“I deserve him back like this,” she said. But he was gone. The dead whistle in summer through fixed teeth, stones are gently raised on riverless cracked banks, and in the mildness of the small town, roped in from the desert, spectators, with boots on teetering rails, stare up and down empty, flickering streets. Whole families wander the surrounding country, hands in pockets, kicking sticks of shale and overturning rare bits of wood.
Ma perspired in the darkness. Ahead she saw Luke’s lister drill, squat, unhitched, tilted against the slope of the dam, seeds mildewing in its coffin box, burned out and black like a piece of armor on a battle hillside. Drawn to equipment, to a wagon loose in a field, to the numberless, lopsided wheelknives of a harrow abandoned by the trickling stream, she touched the rusting metal.
Ma climbed to the worn crosstree — bolt and chain clinked beneath her — and holding to the locked brake handle settled herself to rest on the driver’s seat. Her feet dangled, heels thudded against the hollow wood. She leaned forward, chin in scarred hands, and breathed faintly the odor of horses long since unharnessed from the burden. Miles from the Lampson place, seated quietly in the middle of acres which only Luke dared tread upon in daylight, Ma moaned and nodded as if she had lost him only the day before.
“I’ve let him pass me by tonight.”
But, eyes staring at the flat of her apron, face buried in stiff fingers, she could not hear the quiet footfall, the close deliberate opening of the earth, the parting of the weeds.

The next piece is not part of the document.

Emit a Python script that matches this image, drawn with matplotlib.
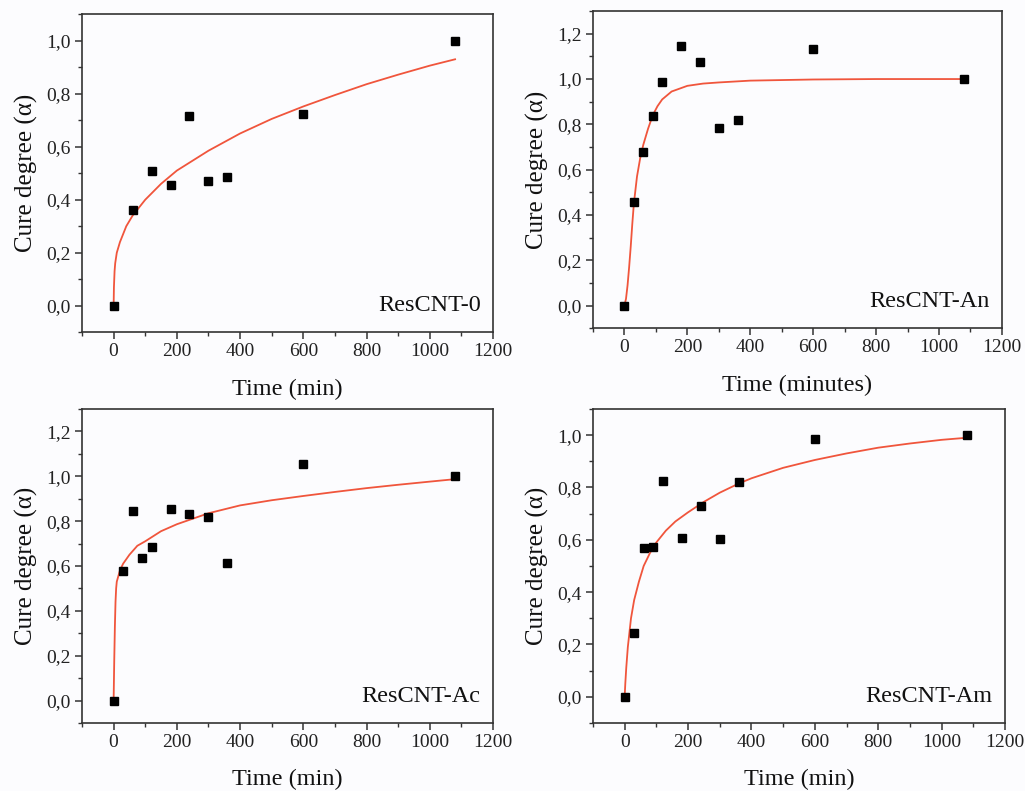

She could not see behind her.
o n impulse, throwing off his coat, Cap Leech, in the days when he could shave a cow’s heart thin as glass and determine with one look beneath the sheets the life span of the stricken, dared to extract the secret of a dead woman; on a wintry morning, having arrived according to law too late, he attended the birth of Harry Bohn. The mother, dead but a moment; gave up the still live child in an operation which, hurried and unexpected, was more abortive than life saving and, when the doctor drew back, lapsed into her first faintly rigorous position. The son, fished none too soon from the dark hollow, swayed coldly to and fro between his fingers. Leech left his scalpel stuck midway down the unbleeding thigh, buried the wailing forceps in his shiny bag, stepped outdoors with the infant and disappeared, thereafter, through all his career, barred from the most fruitful of emergencies.
But attendance at the surrounded bedside was not his special pleasure, he was not keen to treat night after night the umbilical cord like a burnt cork. He did not care for the sight of a swelling that decreased and felt no duty to bring relief to a woman lying in a shaft of sunlight. Her only discoloration was for a purpose, and Cap Leech believed in the non-usefulness of burst organs; no good could come of it.
In the days following his clandestine operation upon the corpse, days of smooth cheeks and high collar, he teetered between the whiteness of a hall and the spotted robe tied behind the sufferer’s back. His training had begun with a set of wired bones in a dry box — he had clicked the teeth — and ended with poppy leaves smoldering in a pharmaceutical brass dish. Unguentine on the tip of his finger, reference to the tight page of a textbook, a limb swaddled in lay wrappings of bandage, the count of clear blood cells like constellations; with spectacles and shaved temples he took to searching coal bins for the wounded.
Cap Leech was no more a midwife. A family of one son and one unborn had been abandoned for earaches and faeces smuggled in milk bottles when he set out with a few sticks and powders for thirty years practice among those without chance of recovery, doomed, he felt, to submit. With him went the child whose features he had touched off by a slight grazing of the tongs.